The White House-designed, congressionally endorsed sequestration process was supposed to force Uncle Sam to get his financial house in order. Now, with both political bodies denying paternity, sequestration seems to be coming unglued as furloughs produce major bumps in the road.
In one example at the IRS, furloughs will cost the Treasury about $61,000 per employee while saving just over $1,800 in salary cost.
The first crack in sequestration’s no-exceptions policy came at the Agriculture Department when — thanks to heavy industry pressure — meat and poultry inspectors were exempted from furloughs. Defense has reduced the number of possible furlough days from 22 down to 5 or 7.
Last week, as many had predicted, the Federal Aviation Administration caved, saying that air traffic controllers (but not other FAA workers) are rather essential after all. Members of Congress, who can’t hitch rides on Air Force One, are forced — like the rest of us — to go through the waiting lines and pat-down process at airports that were hit last week by FAA furloughing one in every 10 employees.
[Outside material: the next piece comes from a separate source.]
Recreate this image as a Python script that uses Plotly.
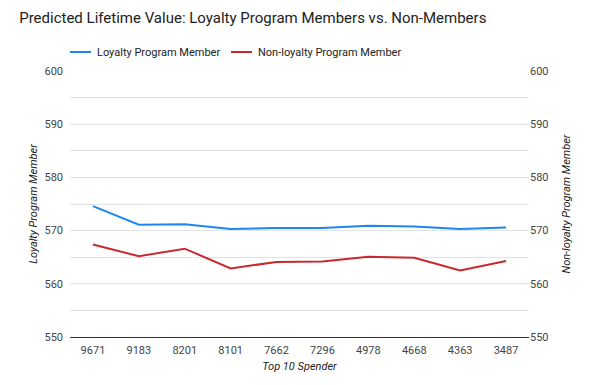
import plotly.graph_objects as go

categories = ["9671", "9183", "8201", "8101", "7662", "7296", "4978", "4668", "4363", "3487"]
loyalty = [574.6, 571.1, 571.2, 570.3, 570.5, 570.5, 570.9, 570.75, 570.3, 570.6]
non_loyalty = [567.4, 565.2, 566.6, 562.9, 564.1, 564.2, 565.1, 564.9, 562.5, 564.3]
y_ticks = [550, 560, 570, 580, 590, 600]

BLUE = "#1f86f0"
RED = "#c8282e"
FONT = "Roboto"

fig = go.Figure()
fig.add_trace(go.Scatter(x=categories, y=loyalty, mode="lines", name="Loyalty Program Member",
                         line=dict(color=BLUE, width=2), yaxis="y"))
fig.add_trace(go.Scatter(x=categories, y=non_loyalty, mode="lines", name="Non-loyalty Program Member",
                         line=dict(color=RED, width=2), yaxis="y2"))

grid = "#e3e3e3"
axis_common = dict(range=[550, 600], tickvals=y_ticks, ticks="", showline=False,
                   tickfont=dict(family=FONT, size=11, color="#444"),
                   zeroline=False, automargin=False)

fig.update_layout(
    width=600, height=385,
    margin=dict(l=70, r=71, t=71, b=48, autoexpand=False),
    paper_bgcolor="white", plot_bgcolor="white",
    showlegend=False,
    title=dict(text="Predicted Lifetime Value: Loyalty Program Members vs. Non-Members",
               x=0.032, xanchor="left", y=0.955, yanchor="middle", pad=dict(l=0, r=0, t=0, b=0),
               font=dict(family=FONT, size=15, color="#222")),
    xaxis=dict(type="category", range=[-0.5, 9.5], showgrid=False, showline=True, linecolor="#333",
               linewidth=1, automargin=False, ticklabelstandoff=3,
               ticks="", tickfont=dict(family=FONT, size=11, color="#444"),
               title=dict(text="<i>Top 10 Spender</i>", standoff=6,
                          font=dict(family=FONT, size=11, color="#222"))),
    yaxis=dict(**axis_common, showgrid=True, gridcolor=grid, gridwidth=1, ticklabelstandoff=6,
               minor=dict(dtick=5, tick0=550, showgrid=True, gridcolor=grid, gridwidth=1),
               title=dict(text="<i>Loyalty Program Member</i>", standoff=4,
                          font=dict(family=FONT, size=11, color="#222"))),
    yaxis2=dict(**axis_common, overlaying="y", side="right", showgrid=False,
                title=dict(text="<i>Non-loyalty Program Member</i>", standoff=14,
                           font=dict(family=FONT, size=11, color="#222"))),
)

# custom legend
pw = 600 - 70 - 71
def px(x):
    return (x - 70) / pw
ph = 385 - 71 - 48
ly = (385 - 48 - 52) / ph
legend_items = [("Loyalty Program Member", BLUE, 70), ("Non-loyalty Program Member", RED, 231)]
for name, color, x0 in legend_items:
    fig.add_shape(type="line", xref="paper", yref="paper", x0=px(x0), x1=px(x0 + 21), y0=ly, y1=ly,
                  line=dict(color=color, width=2))
    fig.add_annotation(xref="paper", yref="paper", x=px(x0 + 25), y=ly, text=name, showarrow=False,
                       xanchor="left", yanchor="middle",
                       font=dict(family=FONT, size=11, color="#222"))

fig.write_html("out.html", config={"displayModeBar": False},
               post_script="document.body.style.margin='0';")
The IRS technically doesn’t make money. At least not like the Bureau of Engraving and Printing, which prints currency, and the U.S. Mint, which makes coins. But the IRS is the government’s No. 1 source of income. Most of it is raised via voluntary compliance. That is, honest (or terrified) taxpayers who cough up what the ever-increasingly complicated tax rules say they must. But there are some people who either ‘forget’ to file, who claim their shih tzu or pet llama as exemptions or fail to mention income received from another source. Which is where the IRS comes in. Here’s a particular case from an IRS agent in Washington state. He says:
“…I’d like to make a quick comment regarding my furlough that I have not been able to make sense of and the media doesn’t seem to pick up on. During my career I have averaged bringing in $14,000 each working day from my audits of people who don’t seem to be able to get their taxes right. And now I have been given my official notice that I will have the privilege of taking five (maybe seven) furlough days. I know you hate math, Mike, but I’ll walk you through it.
“The government will save $1,850 (my salary — five days at $370) and in the process the government will not receive $70,000 (my $14,000 per- day average for five days). So my furlough ends up costing the government $68,150 (in revenue due but not collected). Now, I must admit, some revenue agents have better results, some worse. But applying any amount IRS-wide comes out with the government losing more than it saves. If our deficit is so important, why are we furloughing the people that are keeping it from getting worse. Or do we really not matter in the overall picture?”
Colleen Kelley, president of the National Treasury Employees Union, used to be a revenue agent. She says agents aren’t the only one who rake in the bucks for the treasury.
“Every dollar invested in an IRS employee is money well-spent because IRS employees bring in many times more in revenue than what is spent on their compensation,” she said. “According to the IRS, for every dollar invested in the IRS, $4 is returned to the Treasury. Depending on the occupation, that ratio can be as much as $22 dollars for every $1 spent The IRS collects 93 percent of our nation’s revenue. Furloughing IRS employees at a time when we are trying to address the deficit and our nation’s financial problems makes no sense whatsoever.”